George Norris enlisted in the Australian Imperial Force on 8 January 1916, and was assigned to the 36th Battalion. His brothers, 18-year-old Stanley, and 21-year-old Percival also enlisted for service but were assigned to different battalions.

George embarked from Australia aboard troopship Beltana on 13 May, bound for overseas service. He arrived in England in July 1916 and spent the next four months training in preparation for deployment to the front.

In late November, the 36th Battalion proceeded to France, moving into front-line trenches in December with the onset of winter. The 36th Battalion had its first major battle at Messines in June 1917 and suffered heavy casualties. After Messines, Norris and his comrades took part in the battle at Passchendaele. Following operations at Passchendaele, Norris spent time alternating between service in the front line and periods of training and working parties behind the lines in Belgium.

In 1918, the 36th Battalion moved south to the Somme region around Corbie and Villers-Bretonneux in an effort to thwart the German Spring Offensive.

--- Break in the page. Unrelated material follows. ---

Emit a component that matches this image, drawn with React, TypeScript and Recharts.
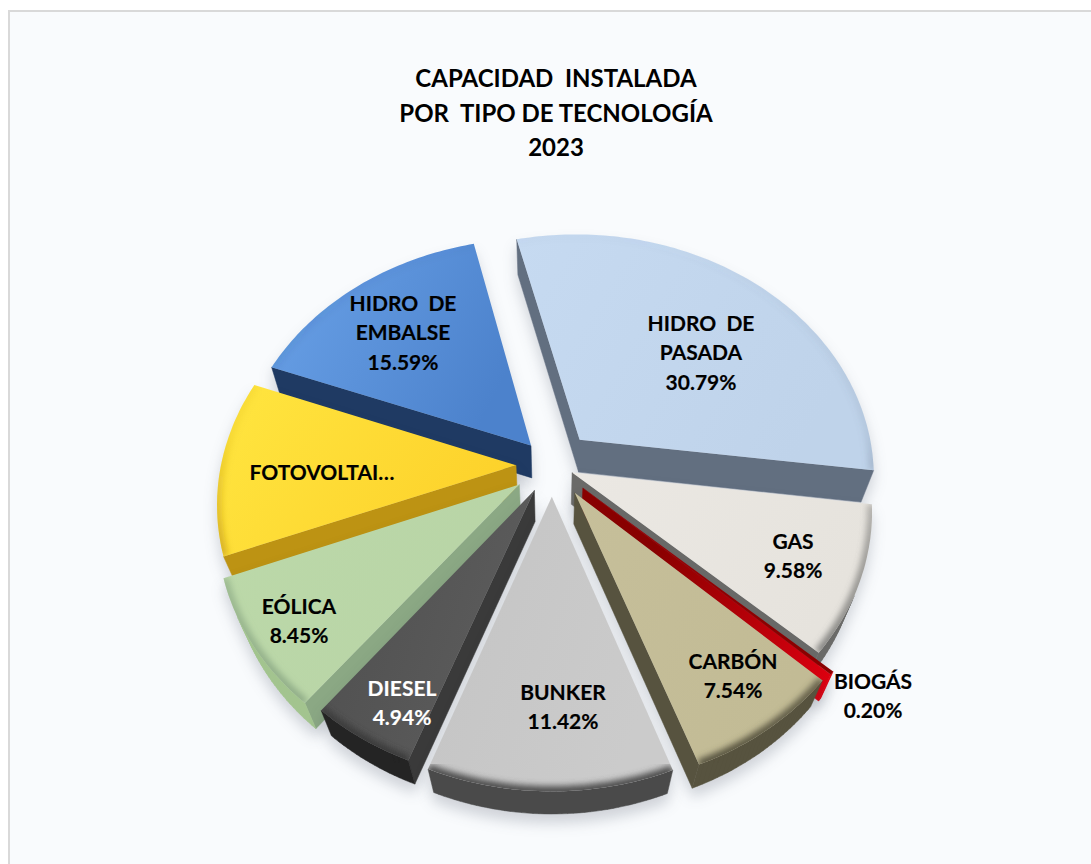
import { PieChart, Pie } from "recharts";

const names = ["HIDRO DE PASADA", "GAS", "BIOGÁS", "CARBÓN", "BUNKER", "DIESEL", "EÓLICA", "FOTOVOLTAICA", "HIDRO DE EMBALSE"];
const shares = [30.79, 9.58, 0.2, 7.54, 11.42, 4.94, 8.45, 11.49, 15.59];

// painted back to front, the slices sit apart so this is enough instead of a z-buffer
const drawOrder = ["HIDRO DE EMBALSE", "HIDRO DE PASADA", "FOTOVOLTAICA", "GAS", "BIOGÁS", "CARBÓN", "EÓLICA", "DIESEL", "BUNKER"];

const data = names.map((name, i) => ({ name, value: shares[i] }));

const explodeBy: Record<string, number> = {
  "HIDRO DE PASADA": 42,
  GAS: 22,
  "BIOGÁS": 41,
  "CARBÓN": 40,
  BUNKER: 38,
  DIESEL: 35,
  "EÓLICA": 40,
  FOTOVOLTAICA: 36,
  "HIDRO DE EMBALSE": 32,
};
const faceColors: Record<string, [string, string]> = {
  "HIDRO DE PASADA": ["#c6daf1", "#bfd3ea"],
  GAS: ["#ebe8e3", "#e6e3dd"],
  "BIOGÁS": ["#a00006", "#8a0000"],
  "CARBÓN": ["#c6bf9a", "#c2bb95"],
  BUNKER: ["#c4c4c4", "#cbcbcb"],
  DIESEL: ["#4e4e4e", "#5c5c5c"],
  "EÓLICA": ["#bcd9a9", "#b8d4a6"],
  FOTOVOLTAICA: ["#ffe640", "#fdd22b"],
  "HIDRO DE EMBALSE": ["#6aa2e8", "#4c82cc"],
};
const wallColors: Record<string, string> = {
  "HIDRO DE PASADA": "#626f80",
  GAS: "#6a6a68",
  "BIOGÁS": "#8a0000",
  "CARBÓN": "#57533f",
  BUNKER: "#4a4a4a",
  DIESEL: "#3a3a3a",
  "EÓLICA": "#8ba884",
  FOTOVOLTAICA: "#bd9313",
  "HIDRO DE EMBALSE": "#1f3a63",
};
const wallTipColors: Record<string, string> = { "BIOGÁS": "#dc0010" };
const arcWallColors: Record<string, string> = { DIESEL: "#242424", "EÓLICA": "#a3c48f", "BIOGÁS": "#dc0010" };

const labelLines: Record<string, string[]> = {
  "HIDRO DE PASADA": ["HIDRO  DE", "PASADA"],
  GAS: ["GAS"],
  "BIOGÁS": ["BIOGÁS"],
  "CARBÓN": ["CARBÓN"],
  BUNKER: ["BUNKER"],
  DIESEL: ["DIESEL"],
  "EÓLICA": ["EÓLICA"],
  FOTOVOLTAICA: ["FOTOVOLTAI…"],
  "HIDRO DE EMBALSE": ["HIDRO  DE", "EMBALSE"],
};
const labelAt: Record<string, [number, number]> = {
  "HIDRO DE PASADA": [701, 331],
  GAS: [793, 549],
  "BIOGÁS": [873, 689],
  "CARBÓN": [733, 669],
  BUNKER: [563, 700],
  DIESEL: [402, 696],
  "EÓLICA": [299, 614],
  FOTOVOLTAICA: [322, 480],
  "HIDRO DE EMBALSE": [403, 311],
};

const DEPTH = 58;
const CAM = 1167;
const TILT_S = 0.82;
const TILT_C = 0.572;

type Pt = [number, number];

function project(cx: number, cy: number, u: number, v: number, h: number): Pt {
  const w = 1 - (v * TILT_C) / CAM + (h * TILT_S) / CAM;
  return [cx + u / w, cy + (v * TILT_S + h * TILT_C) / w];
}

const toPath = (pts: Pt[], close = true) =>
  pts.map((p, i) => `${i ? "L" : "M"}${p[0].toFixed(1)} ${p[1].toFixed(1)}`).join("") + (close ? "Z" : "");

const area = (pts: Pt[]) =>
  pts.reduce((a, p, i) => {
    const q = pts[(i + 1) % pts.length];
    return a + p[0] * q[1] - q[0] * p[1];
  }, 0);

function Slice3D(props: any) {
  const { cx, cy, outerRadius, startAngle, endAngle, name } = props;
  // recharts angles run counter clockwise from 3 o'clock, here clockwise from north
  const from = 90 - startAngle;
  const to = 90 - endAngle;
  const mid = (((from + to) / 2) * Math.PI) / 180;
  const ox = explodeBy[name] * Math.sin(mid);
  const oy = -explodeBy[name] * Math.cos(mid);

  const plan: Pt[] = [[ox, oy]];
  const steps = Math.max(2, Math.ceil(to - from));
  for (let i = 0; i <= steps; i++) {
    const a = ((from + ((to - from) * i) / steps) * Math.PI) / 180;
    plan.push([ox + outerRadius * Math.sin(a), oy - outerRadius * Math.cos(a)]);
  }
  const top = plan.map((p) => project(cx, cy, p[0], p[1], 0));
  const bottom = plan.map((p) => project(cx, cy, p[0], p[1], DEPTH));
  const topArea = area(top);
  const wall = wallColors[name];
  const arcWall = arcWallColors[name] ?? wall;
  const id = name.replace(/[^A-Z]/g, "");
  const radialFill = wallTipColors[name] ? `url(#wall${id})` : wall;

  // only the faces turned to the camera, the arc ones in a single path so no seams show
  let radialPath = "";
  let arcPath = "";
  top.forEach((p, i) => {
    const j = (i + 1) % top.length;
    const quad = [p, top[j], bottom[j], bottom[i]];
    if (area(quad) * topArea > 0) return;
    if (i === 0 || j === 0) radialPath += toPath(quad);
    else arcPath += toPath(quad);
  });

  const arc = top.slice(1);
  const tip = top[top.length - 1];
  const [c1, c2] = faceColors[name];
  return (
    <g style={{ filter: "drop-shadow(0px 9px 7px rgba(40,50,70,0.2))" }}>
      <defs>
        <linearGradient id={`face${id}`} x1="0" y1="0" x2="1" y2="0.4">
          <stop offset="0" stopColor={c1} />
          <stop offset="1" stopColor={c2} />
        </linearGradient>
        <linearGradient id={`wall${id}`} gradientUnits="userSpaceOnUse" x1={top[0][0]} y1={top[0][1]} x2={tip[0]} y2={tip[1]}>
          <stop offset="0.3" stopColor={wall} />
          <stop offset="1" stopColor={wallTipColors[name] ?? wall} />
        </linearGradient>
        <linearGradient id={`rim${id}`} gradientUnits="userSpaceOnUse" x1="0" y1={cy - 250} x2="0" y2={cy + 290}>
          <stop offset="0" stopColor={wall} stopOpacity={0} />
          <stop offset="0.4" stopColor={wall} stopOpacity={0.12} />
          <stop offset="0.6" stopColor={wall} stopOpacity={0.55} />
          <stop offset="1" stopColor={wall} stopOpacity={1} />
        </linearGradient>
        <clipPath id={`clip${id}`}>
          <path d={toPath(top)} />
        </clipPath>
        <filter id={`soft${id}`} x="-20%" y="-20%" width="140%" height="140%">
          <feGaussianBlur stdDeviation={3} />
        </filter>
      </defs>
      <path d={radialPath} fill={radialFill} stroke={radialFill} strokeWidth={0.5} />
      <path d={arcPath} fill={arcWall} stroke={arcWall} strokeWidth={0.5} />
      <path d={toPath(top)} fill={`url(#face${id})`} />
      <g clipPath={`url(#clip${id})`}>
        <path d={toPath(arc, false)} fill="none" stroke={`url(#rim${id})`} strokeWidth={10} filter={`url(#soft${id})`} />
      </g>
    </g>
  );
}

const onlySlice = (target: string) => (props: any) => (props.name === target ? <Slice3D {...props} /> : <g />);

function SliceLabel(props: any) {
  const { name, value } = props;
  const [x, y] = labelAt[name];
  const lines = name === "FOTOVOLTAICA" ? labelLines[name] : [...labelLines[name], `${value.toFixed(2)}%`];
  const ink = name === "DIESEL" ? "#ffffff" : "#000000";
  return (
    <text
      x={x}
      y={y}
      textAnchor="middle"
      fontFamily="Lato"
      fontWeight={700}
      fontSize={21}
      fill={ink}
      stroke={ink}
      strokeWidth={0.15}
      style={{ whiteSpace: "pre" }}
    >
      {lines.map((line, i) => (
        <tspan key={i} x={x} dy={i ? 29.3 : 0}>
          {line}
        </tspan>
      ))}
    </text>
  );
}

const titleLines = ["CAPACIDAD  INSTALADA", "POR  TIPO DE TECNOLOGÍA", "2023"];

export default function App() {
  return (
    <div style={{ position: "absolute", left: 0, top: 0, width: 1091, height: 864, background: "#fff", overflow: "hidden" }}>
      <div
        style={{
          position: "absolute",
          left: 8,
          top: 10,
          width: 1100,
          height: 870,
          background: "#f9fbfd",
          borderLeft: "2px solid #d9d9d9",
          borderTop: "2px solid #d9d9d9",
        }}
      />
      <div style={{ position: "absolute", left: 0, top: 0 }}>
        <PieChart width={1091} height={864}>
          {drawOrder.map((target) => (
            <Pie
              key={target}
              data={data}
              dataKey="value"
              nameKey="name"
              cx={547}
              cy={460}
              outerRadius={295}
              startAngle={103.5}
              endAngle={-256.5}
              stroke="none"
              isAnimationActive={false}
              shape={onlySlice(target)}
            />
          ))}
          <Pie
            data={data}
            dataKey="value"
            nameKey="name"
            cx={547}
            cy={460}
            outerRadius={295}
            startAngle={103.5}
            endAngle={-256.5}
            fill="none"
            stroke="none"
            isAnimationActive={false}
            shape={() => <g />}
            labelLine={false}
            label={SliceLabel}
          />
        </PieChart>
      </div>
      {titleLines.map((line, i) => (
        <div
          key={line}
          style={{
            position: "absolute",
            left: 256,
            width: 600,
            top: 64 + i * 34.5,
            textAlign: "center",
            fontFamily: "Lato",
            fontWeight: 700,
            fontSize: 24,
            lineHeight: "28px",
            color: "#000",
            whiteSpace: "pre",
          }}
        >
          {line}
        </div>
      ))}
    </div>
  );
}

While assisting in the defence of Amiens, Norris’s battalion took part in a counter-attack near the French village of Hangard Wood where its lines were shelled heavily and many troops fell under machine-gun fire.

On 12 April, Norris proceeded to an advanced post with a Lewis gun and two other men to stop the enemy advancing as the French were pushed back towards the village. While manning their guns, Norris and his comrades were shot by enemy snipers and killed.

Norris’s comrade, Sergeant Laurie Barber provided details of Norris’s death to the Red Cross, writing:

“he died instantly and was buried the same evening. Will you please convey to his mother my deepest sympathy and tell her that George died doing his duty as he was one of the bravest soldiers in the battalion.”

Corporal George Norris was buried at Hangard Communal Cemetery beneath the words of his bereft and recently widowed mother: “May God rest his soul”. He was 26 years old.